Autor: Camilo Valverde Mudarra 

 

 

Y envió a decapitar a Juan en la cárcel 
(Mt 14,10). 

Herodes mandó decapitar al Bautista. Era Herodes Antipas, tetrarca de Galilea y Perea. Se prendó de su cuñada Herodías, repudió a su mujer legítima y concertó la unión ilegal y llevar también a Salomé. El hecho suscitó el escándalo; el adulterio iba contra la Ley, al prohibir estas uniones incestuosas (Lev 18,16; 20,21).La repulsa popular contra el sensual e hipócrita Herodes, zorra lo llama Jesucristo (Lc 13,32), se personalizó en Juan que insistente clamó contra tal adulterio. Herodes le temía por su prestigio y por temor al pueblo y Herodías "lo odiaba y quería matarlo" (Mc 6,19), por cuyo consejo la hija, Salomé, pidió su cabeza. Josefo dice que fue muerto en Maqueronte. Algo semejante hizo Jerjes y el caso de Cicerón lo cuentan Catón y PLutarco. Jezabel actúa con odio feroz contra Elías (1Re 18,2). La historicidad del asesinato del Bautista es incuestionable. 

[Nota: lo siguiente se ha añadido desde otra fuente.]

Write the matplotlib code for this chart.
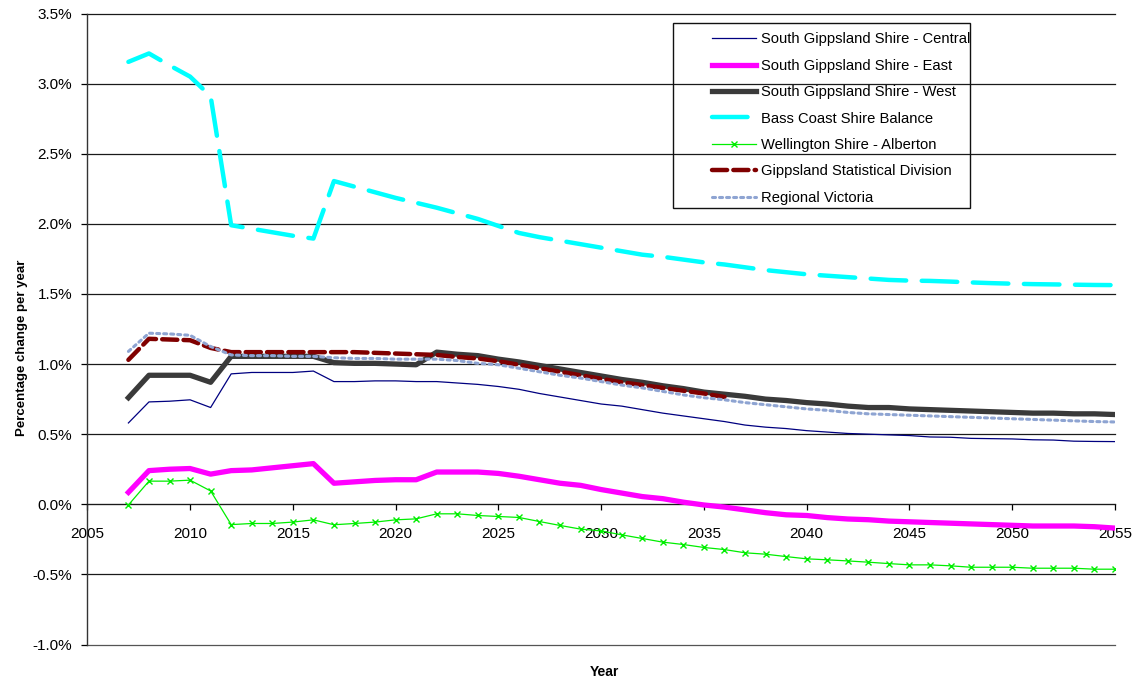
import numpy as np
import matplotlib
matplotlib.use("Agg")
import matplotlib.pyplot as plt
from matplotlib.patches import Rectangle
from matplotlib.ticker import MultipleLocator, FuncFormatter

plt.rcParams["font.family"] = ["Liberation Sans", "DejaVu Sans"]

years = list(range(2007, 2056))
years_gsd = list(range(2007, 2037))

central = [0.58, 0.73, 0.735, 0.745, 0.69, 0.93, 0.94, 0.94, 0.94, 0.95,
           0.875, 0.875, 0.88, 0.88, 0.875, 0.875, 0.865, 0.855, 0.84, 0.82,
           0.79, 0.765, 0.74, 0.715, 0.70, 0.675, 0.65, 0.63, 0.61, 0.59,
           0.565, 0.55, 0.54, 0.525, 0.515, 0.505, 0.50, 0.495, 0.49, 0.48,
           0.478, 0.47, 0.468, 0.466, 0.46, 0.458, 0.45, 0.448, 0.447]

east = [0.085, 0.24, 0.25, 0.255, 0.215, 0.24, 0.245, 0.26, 0.275, 0.29,
        0.15, 0.16, 0.17, 0.175, 0.175, 0.23, 0.23, 0.23, 0.22, 0.20,
        0.175, 0.15, 0.135, 0.105, 0.08, 0.055, 0.04, 0.015, -0.005, -0.02,
        -0.04, -0.06, -0.075, -0.08, -0.095, -0.105, -0.11, -0.12, -0.125, -0.13,
        -0.135, -0.14, -0.145, -0.15, -0.155, -0.155, -0.155, -0.16, -0.17]

west = [0.76, 0.92, 0.92, 0.92, 0.87, 1.055, 1.055, 1.055, 1.055, 1.055,
        1.01, 1.005, 1.005, 1.0, 0.995, 1.085, 1.07, 1.06, 1.035, 1.015,
        0.99, 0.965, 0.94, 0.915, 0.89, 0.87, 0.845, 0.825, 0.80, 0.785,
        0.77, 0.75, 0.74, 0.725, 0.715, 0.70, 0.69, 0.69, 0.68, 0.675,
        0.67, 0.665, 0.66, 0.655, 0.65, 0.65, 0.645, 0.645, 0.64]

bass_coast = [3.155, 3.215, 3.13, 3.05, 2.91, 1.99, 1.965, 1.94, 1.915, 1.895,
              2.305, 2.265, 2.225, 2.185, 2.15, 2.115, 2.075, 2.035, 1.985, 1.935,
              1.905, 1.88, 1.855, 1.83, 1.805, 1.78, 1.765, 1.745, 1.725, 1.71,
              1.69, 1.67, 1.655, 1.64, 1.63, 1.62, 1.61, 1.60, 1.595, 1.593,
              1.588, 1.582, 1.577, 1.573, 1.57, 1.568, 1.566, 1.564, 1.563]

alberton = [-0.005, 0.165, 0.165, 0.172, 0.095, -0.145, -0.137, -0.137, -0.127, -0.111,
            -0.146, -0.137, -0.127, -0.111, -0.104, -0.068, -0.068, -0.08, -0.087, -0.094,
            -0.123, -0.151, -0.177, -0.19, -0.218, -0.244, -0.27, -0.287, -0.308, -0.323,
            -0.346, -0.356, -0.373, -0.389, -0.396, -0.404, -0.413, -0.423, -0.432, -0.432,
            -0.439, -0.449, -0.449, -0.449, -0.456, -0.456, -0.456, -0.463, -0.463]

gippsland_sd = [1.03, 1.18, 1.175, 1.17, 1.115, 1.085, 1.085, 1.085, 1.085, 1.085,
                1.085, 1.085, 1.08, 1.075, 1.07, 1.065, 1.05, 1.04, 1.02, 0.995,
                0.97, 0.945, 0.92, 0.895, 0.87, 0.85, 0.83, 0.81, 0.79, 0.765]

regional_vic = [1.09, 1.22, 1.215, 1.205, 1.125, 1.065, 1.06, 1.06, 1.055, 1.055,
                1.045, 1.04, 1.04, 1.035, 1.035, 1.035, 1.025, 1.005, 0.995, 0.97,
                0.945, 0.92, 0.90, 0.875, 0.85, 0.83, 0.805, 0.78, 0.76, 0.745,
                0.725, 0.71, 0.695, 0.68, 0.67, 0.655, 0.645, 0.64, 0.635, 0.63,
                0.625, 0.62, 0.615, 0.61, 0.605, 0.60, 0.595, 0.59, 0.587]

W, H = 1145, 681
fig = plt.figure(figsize=(W / 100, H / 100), dpi=100)
ax = fig.add_axes([87.3 / W, 1 - 644.5 / H, (1115 - 87.3) / W, (644.5 - 13.5) / H])

# gridlines, incl. the ones on the plot edges
for v in np.arange(-1.0, 3.51, 0.5):
    col = "#555555" if v < -0.9 else "#1a1a1a"
    ax.axhline(v, color=col, lw=0.9, zorder=1, clip_on=False)

ax.plot(years, central, color="#000080", lw=0.9, label="South Gippsland Shire - Central", zorder=3)
ax.plot(years, east, color="#FF00FF", lw=3.8, label="South Gippsland Shire - East", zorder=3)
ax.plot(years, west, color="#3a3a3a", lw=3.8, label="South Gippsland Shire - West", zorder=3)
ax.plot(years, bass_coast, color="#00FFFF", lw=3.2, dashes=(8, 3.5), dash_capstyle="round",
        label="Bass Coast Shire Balance", zorder=3)
ax.plot(years, alberton, color="#00EE00", lw=0.9, marker="x", ms=4, mew=1,
        label="Wellington Shire - Alberton", zorder=3)
ax.plot(years_gsd, gippsland_sd, color="#800000", lw=3.2, dashes=(3.4, 1.4), dash_capstyle="round",
        label="Gippsland Statistical Division", zorder=4)
ax.plot(years, regional_vic, color="#8EA4D2", lw=2.2, dashes=(1, 1.3), dash_capstyle="round",
        label="Regional Victoria", zorder=5)

ax.set_xlim(2005, 2055)
ax.set_ylim(-1.0, 3.5)
ax.xaxis.set_major_locator(MultipleLocator(5))
ax.yaxis.set_major_locator(MultipleLocator(0.5))
ax.yaxis.set_major_formatter(FuncFormatter(lambda v, p: f"{v:.1f}%"))

for s in ["top", "right"]:
    ax.spines[s].set_visible(False)
ax.spines["bottom"].set_position(("data", 0))
ax.spines["bottom"].set_color("#1a1a1a")
ax.spines["left"].set_color("#333333")
ax.spines["left"].set_linewidth(1.0)
ax.tick_params(axis="x", direction="out", length=4, width=0.9, pad=12, labelsize=11)
ax.tick_params(axis="y", direction="out", length=4, width=0.9, pad=7, labelsize=11)

ax.set_ylabel("Percentage change per year", fontsize=9.5, fontweight="bold")
ax.yaxis.set_label_coords(-0.058, 0.4707)
ax.set_xlabel("Year", fontsize=10, fontweight="bold")
ax.xaxis.set_label_coords(0.5036, -0.033)

leg = ax.legend(loc="upper left", bbox_to_anchor=(712 / W, 1 - 32.5 / H),
                bbox_transform=fig.transFigure, frameon=False, borderpad=0,
                borderaxespad=0, fontsize=10.6, handlelength=3.0, handletextpad=0.33,
                labelspacing=0.84)
fig.patches.append(Rectangle((673 / W, 1 - 208 / H), 297 / W, 185 / H,
                             transform=fig.transFigure, fill=False,
                             ec="#111111", lw=1.0, zorder=10))

fig.savefig("out.png", dpi=100)
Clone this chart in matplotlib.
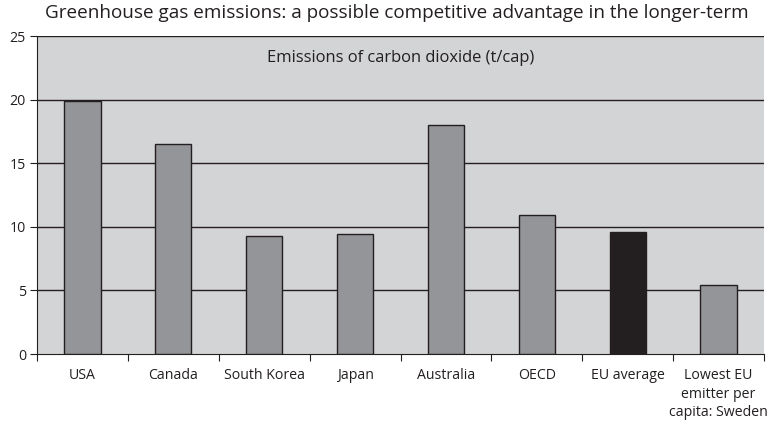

La psicología de la maldad de Herodías por Juan explica su aversión obsesiva por la conciencia de su pecado contumaz y el desprecio por la vida humana; se decapita a un hombre, que reconocen como justo y santo profeta, por juramento y diversión de unos magnates ricos que se refocilan en el lujo y el placer (Mc 6,21).

La muerte, al principio, se consideraba de un modo sereno, como el término natural de la vida del hombre. La exis­tencia de Israel, entroncada en la Alianza, tenía un valor social, más que individual: la vida personal proseguía en la de sus des­cendientes; de ahí que la muerte individual preocupase menos. Después la muerte llegó a tener la consideración de castigo, como una consecuencia del pecado (Rom 5,12; 6,23; 1 Cor 15, 21-22), como una obra de Satán (Jn 8,44; Act 2,14), puesto que Dios fue creador sólo de la vida, no de la muerte. Pero Jesucristo, muriendo en la cruz para redimir a todos los hombres (Mt 20,28; Mc 10,45; Lc 22,27), ha venci­do a la muerte, al pecado, a Satán. Con su resurrección ha logrado la victoria obtiene el triunfo definitiva y última sobre tales poderes. El cristiano muere con Cristo en el bautismo (Rom 6,3-5) y se incorpora a la existencia gloriosa de Jesucristo resucitado. La muerte, en lugar de ser una derrota, es un tránsito a la vida con Jesús triunfante y vencedor en su gloria. 

Jesús salva al hombre de la muerte, "¡Hombres de poca fe!, ¿por qué teméis? (Mt 8,26; Mc 4,40). La fe libera al ser humano de la zozobra existencial que lo agobia y lo atenaza en lo más profundo de su alma, ante la muerte. Se vive en Cristo y se muere crucificado con Él; así la muerte ya no es un mero hecho biológico sino un suceso crístico; es posible exclamar con San Pablo: "Para mí la vida es Cristo y la muerte, mi ganancia" (Flp 1,21).